Close the Doors When You Leave
To avoid retaining numerous stores and instances of your personal information online, make a point of regularly logging out of the accounts and services you normally use. A good password manager application (which you should already have for generating and storing those strong passwords) will help you remember the credentials you need to log back in later.
If you run a home or office wireless network, be sure to require authorized users to log in and out each time they use it – and restrict access only to those people that you know and trust.
Keep Backups of Your Important Data
Regular backups to a removable storage device and/or a cloud storage service from a reputable provider will ensure that you always have usable working copies of your vital documents and files.
Encryption is an important tool for keeping backups and active files safe from intruders and prying eyes. Strong encryption may be a feature offered by your cloud storage provider, so ask about this if it isn’t obvious on the software. Desktop hardware and mobile devices may also be encrypted to protect your stored documents and personal information online. This may be done via the operating system, or using dedicated apps.

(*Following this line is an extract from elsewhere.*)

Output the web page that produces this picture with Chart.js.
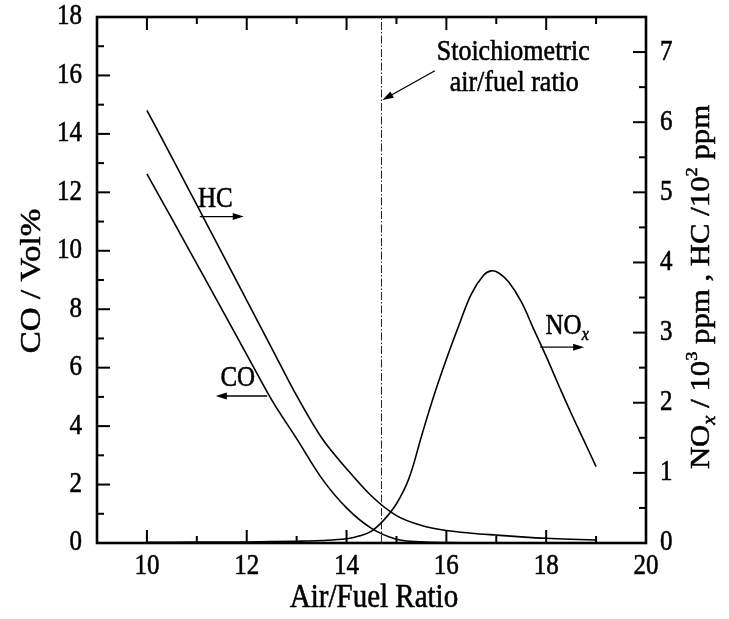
<!DOCTYPE html>
<html>
<head>
<meta charset="utf-8">
<script src="https://cdn.jsdelivr.net/npm/chart.js@4"></script>
<style>
  html, body { margin: 0; padding: 0; background: #fff; }
  #wrap { width: 729px; height: 619px; }
</style>
</head>
<body>
<div id="wrap"><canvas id="chart" width="729" height="619"></canvas></div>
<script>
// 数据 - 从图上读出
const airFuel = [10, 10.5, 11, 11.5, 12, 12.5, 13, 13.5, 14, 14.5, 15, 15.5, 16, 16.5, 17, 17.5, 18, 18.5, 19];
const coVol = [12.63, 11.1, 9.55, 8.0, 6.45, 4.9, 3.57, 2.22, 1.2, 0.5, 0.13, 0.04, 0.015, 0.01, 0.005, 0.005, 0.005, 0.005, 0.005];
const hcPpm = [6.17, 5.5, 4.82, 4.14, 3.46, 2.78, 2.1, 1.5, 1.06, 0.67, 0.39, 0.25, 0.178, 0.14, 0.113, 0.088, 0.067, 0.053, 0.043];

const noxAirFuel = [10, 11, 12, 13, 13.5, 14, 14.25, 14.5, 14.75, 15, 15.25, 15.5, 15.75, 16, 16.25, 16.5, 16.75, 16.9, 17.05, 17.25, 17.5, 17.75, 18, 18.25, 18.5, 18.75, 19];
const noxPpm = [0.01, 0.012, 0.015, 0.025, 0.035, 0.06, 0.1, 0.17, 0.33, 0.56, 0.92, 1.52, 2.1, 2.62, 3.1, 3.55, 3.82, 3.88, 3.85, 3.72, 3.44, 3.05, 2.66, 2.25, 1.85, 1.47, 1.09];

const stoichRatio = 14.7;

// 刻度
const xTicks = [10, 12, 14, 16, 18, 20];
const xMinorTicks = [9, 11, 13, 15, 17, 19];
const coTicks = [0, 2, 4, 6, 8, 10, 12, 14, 16, 18];
const coMinorTicks = [1, 3, 5, 7, 9, 11, 13, 15, 17];
const ppmTicks = [0, 1, 2, 3, 4, 5, 6, 7];
const ppmMinorTicks = [0.5, 1.5, 2.5, 3.5, 4.5, 5.5, 6.5];

const SERIF = '"Liberation Serif", "DejaVu Serif", serif';
const STRETCH = 1.14; // 原图文字偏高

function toPoints(xs, ys) {
    return xs.map((x, i) => ({ x, y: ys[i] }));
}

function setTicks(values) {
    return scale => { scale.ticks = values.map(v => ({ value: v })); };
}

function arrow(ctx, x1, y1, x2, y2) {
    const ang = Math.atan2(y2 - y1, x2 - x1);
    const hl = 11, hw = 3.5;
    ctx.beginPath();
    ctx.moveTo(x1, y1);
    ctx.lineTo(x2 - Math.cos(ang) * hl * 0.8, y2 - Math.sin(ang) * hl * 0.8);
    ctx.stroke();
    ctx.beginPath();
    ctx.moveTo(x2, y2);
    ctx.lineTo(x2 - Math.cos(ang) * hl - Math.sin(ang) * hw, y2 - Math.sin(ang) * hl + Math.cos(ang) * hw);
    ctx.lineTo(x2 - Math.cos(ang) * hl + Math.sin(ang) * hw, y2 - Math.sin(ang) * hl - Math.cos(ang) * hw);
    ctx.closePath();
    ctx.fill();
}

// 带上下标的文字, 竖直方向拉长
function drawRich(ctx, parts, cx, cy, rot, size, align = 'center') {
    if (typeof parts === 'string') parts = [{ t: parts }];
    ctx.save();
    ctx.translate(cx, cy);
    ctx.rotate(rot);
    if (rot === 0) ctx.scale(1, STRETCH); else ctx.scale(STRETCH, 1);
    ctx.textBaseline = 'middle';
    ctx.textAlign = 'left';
    ctx.lineWidth = 0.5;
    const fontOf = p => (p.italic ? 'italic ' : '') + Math.round(size * (p.scale || 1)) + 'px ' + SERIF;
    let total = 0;
    parts.forEach(p => {
        ctx.font = fontOf(p);
        p.w = ctx.measureText(p.t).width;
        total += p.w;
    });
    let x = align === 'center' ? -total / 2 : align === 'right' ? -total : 0;
    parts.forEach(p => {
        ctx.font = fontOf(p);
        const y = (p.dy || 0) * size;
        ctx.fillText(p.t, x, y);
        ctx.strokeText(p.t, x, y);
        x += p.w;
    });
    ctx.restore();
}

const framePlugin = {
    id: 'frame',
    afterDraw(chart) {
        const { ctx, chartArea: a, scales } = chart;
        const sx = scales.x, sy = scales.y, sy2 = scales.y2;
        const X = v => sx.getPixelForValue(v), Y = v => sy.getPixelForValue(v);
        ctx.save();
        ctx.strokeStyle = '#000';
        ctx.fillStyle = '#000';

        // 向内的刻度线
        ctx.lineWidth = 2;
        const tick = (x1, y1, x2, y2) => { ctx.beginPath(); ctx.moveTo(x1, y1); ctx.lineTo(x2, y2); ctx.stroke(); };
        xTicks.forEach(v => { const p = X(v); tick(p, a.bottom, p, a.bottom - 13); tick(p, a.top, p, a.top + 13); });
        xMinorTicks.forEach(v => { const p = X(v); tick(p, a.bottom, p, a.bottom - 7); tick(p, a.top, p, a.top + 7); });
        coTicks.forEach(v => { const p = Y(v); tick(a.left, p, a.left + 13, p); });
        coMinorTicks.forEach(v => { const p = Y(v); tick(a.left, p, a.left + 7, p); });
        ppmTicks.forEach(v => { const p = sy2.getPixelForValue(v); tick(a.right, p, a.right - 13, p); });
        ppmMinorTicks.forEach(v => { const p = sy2.getPixelForValue(v); tick(a.right, p, a.right - 7, p); });

        // 边框
        ctx.lineWidth = 2.6;
        ctx.strokeRect(a.left, a.top, a.right - a.left, a.bottom - a.top);

        // 刻度标签
        xTicks.forEach(v => drawRich(ctx, String(v), X(v), a.bottom + 24, 0, 25));
        coTicks.forEach(v => drawRich(ctx, String(v), a.left - 15, Y(v), 0, 25, 'right'));
        ppmTicks.forEach(v => drawRich(ctx, String(v), a.right + 14, sy2.getPixelForValue(v), 0, 25, 'left'));

        // 坐标轴标题
        drawRich(ctx, 'Air/Fuel Ratio', 374, 598, 0, 29);
        drawRich(ctx, 'CO / Vol%', 32, 281, -Math.PI / 2, 29);
        drawRich(ctx, [
            { t: 'NO' },
            { t: 'x', italic: true, scale: 0.65, dy: 0.3 },
            { t: ' / 10' },
            { t: '3', scale: 0.6, dy: -0.35 },
            { t: ' ppm , HC /10' },
            { t: '2', scale: 0.6, dy: -0.35 },
            { t: ' ppm' }
        ], 702, 287, -Math.PI / 2, 27);

        // 标注
        drawRich(ctx, 'Stoichiometric', X(17.34), Y(16.8), 0, 26);
        drawRich(ctx, 'air/fuel ratio', X(17.36), Y(15.74), 0, 26);
        drawRich(ctx, 'HC', X(11.37), Y(11.74), 0, 25);
        drawRich(ctx, 'CO', X(11.82), Y(5.63), 0, 25);
        drawRich(ctx, [{ t: 'NO' }, { t: 'x', italic: true, scale: 0.65, dy: 0.3 }], X(18.42), Y(7.42), 0, 25);

        ctx.lineWidth = 1.3;
        arrow(ctx, X(15.77), Y(16.16), X(14.72), Y(15.16));
        arrow(ctx, X(11.06), Y(11.17), X(11.94), Y(11.17));
        arrow(ctx, X(12.41), Y(5.03), X(11.38), Y(5.03));
        arrow(ctx, X(17.88), Y(6.7), X(18.76), Y(6.7));
        ctx.restore();
    }
};

const lineStyle = {
    borderColor: '#000',
    borderWidth: 1.6,
    pointRadius: 0,
    fill: false,
    cubicInterpolationMode: 'monotone'
};

const hiddenTicks = { display: false };

new Chart(document.getElementById('chart'), {
    type: 'line',
    data: {
        datasets: [
            { label: 'CO', data: toPoints(airFuel, coVol), yAxisID: 'y', ...lineStyle },
            { label: 'HC', data: toPoints(airFuel, hcPpm), yAxisID: 'y2', ...lineStyle },
            {
                label: 'NOx', data: toPoints(noxAirFuel, noxPpm), yAxisID: 'y2', ...lineStyle,
                cubicInterpolationMode: 'default', tension: 0.4
            },
            {
                label: 'Stoichiometric',
                data: [{ x: stoichRatio, y: 0 }, { x: stoichRatio, y: 18 }],
                yAxisID: 'y',
                borderColor: '#222',
                borderWidth: 1,
                borderDash: [8, 2, 1.5, 2],
                pointRadius: 0
            }
        ]
    },
    options: {
        responsive: false,
        animation: false,
        layout: { padding: { top: 17, left: 0, right: 0, bottom: 0 } },
        plugins: { legend: { display: false }, tooltip: { enabled: false } },
        scales: {
            x: {
                type: 'linear', min: 9, max: 20,
                grid: { display: false, drawTicks: false },
                border: { display: false },
                afterBuildTicks: setTicks(xTicks),
                afterFit: s => { s.height = 76; },
                ticks: hiddenTicks
            },
            y: {
                type: 'linear', position: 'left', min: 0, max: 18,
                grid: { display: false, drawTicks: false },
                border: { display: false },
                afterBuildTicks: setTicks(coTicks),
                afterFit: s => { s.width = 97; },
                ticks: hiddenTicks
            },
            y2: {
                type: 'linear', position: 'right', min: 0, max: 7.5,
                grid: { display: false, drawTicks: false },
                border: { display: false },
                afterBuildTicks: setTicks(ppmTicks),
                afterFit: s => { s.width = 83; },
                ticks: hiddenTicks
            }
        }
    },
    plugins: [framePlugin]
});
</script>
</body>
</html>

Exercise Caution On Public Wi-Fi
Free Wi-Fi hotspots are notorious hangouts for hackers and eavesdroppers, who can hijack unsecured wireless connections to re-route your data to their own systems, or simply snatch packets of information from someone else’s service.

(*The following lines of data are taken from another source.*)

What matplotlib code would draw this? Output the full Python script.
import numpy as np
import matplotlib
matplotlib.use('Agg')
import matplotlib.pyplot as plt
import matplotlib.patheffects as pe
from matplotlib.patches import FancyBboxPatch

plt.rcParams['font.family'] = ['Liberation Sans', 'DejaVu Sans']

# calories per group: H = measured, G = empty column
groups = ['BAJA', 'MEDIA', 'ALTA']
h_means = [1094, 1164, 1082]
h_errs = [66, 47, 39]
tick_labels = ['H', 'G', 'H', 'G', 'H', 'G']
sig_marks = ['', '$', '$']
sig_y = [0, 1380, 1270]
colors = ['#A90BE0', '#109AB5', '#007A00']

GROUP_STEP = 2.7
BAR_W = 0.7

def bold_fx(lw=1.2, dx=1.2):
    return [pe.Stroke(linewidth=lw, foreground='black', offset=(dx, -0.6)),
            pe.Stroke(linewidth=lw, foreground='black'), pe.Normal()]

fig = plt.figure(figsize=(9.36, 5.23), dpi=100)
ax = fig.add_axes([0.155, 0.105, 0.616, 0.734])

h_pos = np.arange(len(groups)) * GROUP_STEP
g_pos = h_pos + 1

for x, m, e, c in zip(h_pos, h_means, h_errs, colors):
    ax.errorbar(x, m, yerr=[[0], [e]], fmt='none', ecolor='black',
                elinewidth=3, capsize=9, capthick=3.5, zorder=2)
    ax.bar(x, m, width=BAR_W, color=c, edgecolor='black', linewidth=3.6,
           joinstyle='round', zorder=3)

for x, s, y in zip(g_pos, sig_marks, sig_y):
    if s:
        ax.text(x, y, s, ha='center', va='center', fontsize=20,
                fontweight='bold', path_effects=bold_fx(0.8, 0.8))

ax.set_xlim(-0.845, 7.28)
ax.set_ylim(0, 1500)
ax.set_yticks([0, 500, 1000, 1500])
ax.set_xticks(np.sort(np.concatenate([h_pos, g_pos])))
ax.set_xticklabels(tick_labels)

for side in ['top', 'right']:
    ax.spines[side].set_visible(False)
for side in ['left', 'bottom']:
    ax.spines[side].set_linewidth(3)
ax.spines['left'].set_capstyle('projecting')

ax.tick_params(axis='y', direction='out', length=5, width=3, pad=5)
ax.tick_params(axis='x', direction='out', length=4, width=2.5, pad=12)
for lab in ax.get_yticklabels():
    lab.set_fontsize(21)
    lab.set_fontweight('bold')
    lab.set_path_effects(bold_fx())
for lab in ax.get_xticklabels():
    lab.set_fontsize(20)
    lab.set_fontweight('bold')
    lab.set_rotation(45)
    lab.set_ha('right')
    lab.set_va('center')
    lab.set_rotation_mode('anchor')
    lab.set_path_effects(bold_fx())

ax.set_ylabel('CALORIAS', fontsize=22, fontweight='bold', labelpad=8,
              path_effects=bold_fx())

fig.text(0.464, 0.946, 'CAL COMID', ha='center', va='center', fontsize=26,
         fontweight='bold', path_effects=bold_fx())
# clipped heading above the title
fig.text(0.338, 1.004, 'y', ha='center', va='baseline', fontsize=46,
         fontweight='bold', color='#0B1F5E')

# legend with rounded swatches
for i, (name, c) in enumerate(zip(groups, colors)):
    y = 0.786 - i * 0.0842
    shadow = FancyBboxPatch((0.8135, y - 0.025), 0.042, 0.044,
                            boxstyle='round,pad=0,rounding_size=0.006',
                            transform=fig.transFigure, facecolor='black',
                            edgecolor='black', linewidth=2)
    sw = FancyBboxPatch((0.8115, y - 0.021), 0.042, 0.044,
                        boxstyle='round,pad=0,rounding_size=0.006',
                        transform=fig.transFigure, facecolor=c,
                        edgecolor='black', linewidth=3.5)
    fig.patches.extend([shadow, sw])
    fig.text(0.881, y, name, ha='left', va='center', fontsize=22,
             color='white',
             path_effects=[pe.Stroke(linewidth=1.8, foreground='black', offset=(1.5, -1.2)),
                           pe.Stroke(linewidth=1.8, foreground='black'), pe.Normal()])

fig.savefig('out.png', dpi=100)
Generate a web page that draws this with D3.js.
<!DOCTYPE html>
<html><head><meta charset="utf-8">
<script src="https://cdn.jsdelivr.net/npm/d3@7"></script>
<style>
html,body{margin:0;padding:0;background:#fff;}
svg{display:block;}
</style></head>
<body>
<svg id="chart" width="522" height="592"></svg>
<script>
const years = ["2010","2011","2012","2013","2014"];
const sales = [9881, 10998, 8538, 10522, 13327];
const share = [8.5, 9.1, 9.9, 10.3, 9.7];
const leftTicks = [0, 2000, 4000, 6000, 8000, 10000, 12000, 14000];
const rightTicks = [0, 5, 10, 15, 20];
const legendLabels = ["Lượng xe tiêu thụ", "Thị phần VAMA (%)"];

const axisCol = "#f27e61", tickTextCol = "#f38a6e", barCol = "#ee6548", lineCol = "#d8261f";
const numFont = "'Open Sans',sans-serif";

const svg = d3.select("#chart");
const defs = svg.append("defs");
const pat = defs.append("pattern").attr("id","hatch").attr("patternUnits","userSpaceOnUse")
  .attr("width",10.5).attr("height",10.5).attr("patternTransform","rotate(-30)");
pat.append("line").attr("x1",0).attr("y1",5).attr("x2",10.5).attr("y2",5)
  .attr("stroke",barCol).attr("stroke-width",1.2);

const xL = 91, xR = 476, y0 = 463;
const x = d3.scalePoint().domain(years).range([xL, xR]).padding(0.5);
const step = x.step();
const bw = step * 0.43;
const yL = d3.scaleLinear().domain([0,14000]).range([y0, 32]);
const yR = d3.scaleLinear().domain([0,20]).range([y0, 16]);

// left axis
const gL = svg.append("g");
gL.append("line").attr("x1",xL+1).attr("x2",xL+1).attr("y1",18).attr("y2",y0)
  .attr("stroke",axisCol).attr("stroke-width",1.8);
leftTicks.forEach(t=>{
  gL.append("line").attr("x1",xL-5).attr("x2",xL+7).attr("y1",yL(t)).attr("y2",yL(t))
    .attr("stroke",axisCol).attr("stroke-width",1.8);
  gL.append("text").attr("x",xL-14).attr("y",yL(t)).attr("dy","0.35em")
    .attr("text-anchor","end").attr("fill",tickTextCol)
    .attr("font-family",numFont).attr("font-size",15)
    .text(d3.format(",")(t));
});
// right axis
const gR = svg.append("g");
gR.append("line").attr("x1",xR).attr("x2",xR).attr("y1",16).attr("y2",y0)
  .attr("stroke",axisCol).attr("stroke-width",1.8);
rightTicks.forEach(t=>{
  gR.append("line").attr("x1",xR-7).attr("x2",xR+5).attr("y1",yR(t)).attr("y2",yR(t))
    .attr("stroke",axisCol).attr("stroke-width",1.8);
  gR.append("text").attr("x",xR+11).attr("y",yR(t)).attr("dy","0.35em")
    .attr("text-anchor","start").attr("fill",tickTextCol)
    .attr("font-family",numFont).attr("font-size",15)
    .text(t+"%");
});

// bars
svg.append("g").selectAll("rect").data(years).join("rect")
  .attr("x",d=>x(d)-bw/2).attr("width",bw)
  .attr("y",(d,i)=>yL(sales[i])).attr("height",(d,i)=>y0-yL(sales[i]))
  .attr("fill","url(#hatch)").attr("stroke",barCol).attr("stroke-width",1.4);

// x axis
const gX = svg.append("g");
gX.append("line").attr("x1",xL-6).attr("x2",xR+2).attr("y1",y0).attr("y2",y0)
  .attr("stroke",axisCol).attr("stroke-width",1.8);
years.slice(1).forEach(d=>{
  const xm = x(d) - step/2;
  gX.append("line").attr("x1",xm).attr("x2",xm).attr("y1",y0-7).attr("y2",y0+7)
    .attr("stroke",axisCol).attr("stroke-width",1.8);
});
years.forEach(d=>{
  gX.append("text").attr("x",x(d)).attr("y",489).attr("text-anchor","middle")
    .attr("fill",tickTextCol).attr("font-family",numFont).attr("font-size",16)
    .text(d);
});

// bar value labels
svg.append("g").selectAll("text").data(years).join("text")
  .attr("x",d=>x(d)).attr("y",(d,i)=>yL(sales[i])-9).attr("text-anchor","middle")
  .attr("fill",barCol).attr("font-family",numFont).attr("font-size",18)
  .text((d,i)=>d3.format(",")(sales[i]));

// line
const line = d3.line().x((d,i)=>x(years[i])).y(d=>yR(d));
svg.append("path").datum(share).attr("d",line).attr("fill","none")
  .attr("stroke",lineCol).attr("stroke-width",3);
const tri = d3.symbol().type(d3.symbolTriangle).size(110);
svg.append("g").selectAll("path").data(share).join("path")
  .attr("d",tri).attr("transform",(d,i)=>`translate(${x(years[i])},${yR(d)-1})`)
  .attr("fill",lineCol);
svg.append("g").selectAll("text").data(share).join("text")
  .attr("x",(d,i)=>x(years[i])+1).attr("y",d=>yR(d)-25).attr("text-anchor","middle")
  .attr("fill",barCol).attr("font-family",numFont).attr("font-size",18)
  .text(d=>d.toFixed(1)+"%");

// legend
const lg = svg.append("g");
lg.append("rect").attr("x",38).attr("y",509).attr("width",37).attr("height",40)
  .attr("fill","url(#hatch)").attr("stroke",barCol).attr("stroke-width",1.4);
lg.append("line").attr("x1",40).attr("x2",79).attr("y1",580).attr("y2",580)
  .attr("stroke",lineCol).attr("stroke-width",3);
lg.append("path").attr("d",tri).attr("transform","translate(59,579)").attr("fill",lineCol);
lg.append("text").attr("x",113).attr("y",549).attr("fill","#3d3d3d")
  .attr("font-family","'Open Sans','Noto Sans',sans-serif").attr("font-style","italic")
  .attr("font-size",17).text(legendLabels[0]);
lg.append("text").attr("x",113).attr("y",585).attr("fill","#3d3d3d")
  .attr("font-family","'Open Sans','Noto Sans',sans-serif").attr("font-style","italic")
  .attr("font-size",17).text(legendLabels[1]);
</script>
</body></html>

Using a Virtual Private Network (VPN) application or service is your best protection on public Wi-Fi. Aside from this, you should restrict your activities at hotspots to anything that doesn’t require you to give out your personal information. This applies to financial and business transactions, and certain exchanges on social media and online forums.
Minimize Your Personal Information Online
If it’s not there, it can’t be spied on, stolen, or abused. So make the effort to minimize your digital footprint by limiting the number of sites, services, and platforms where you give out personal information online.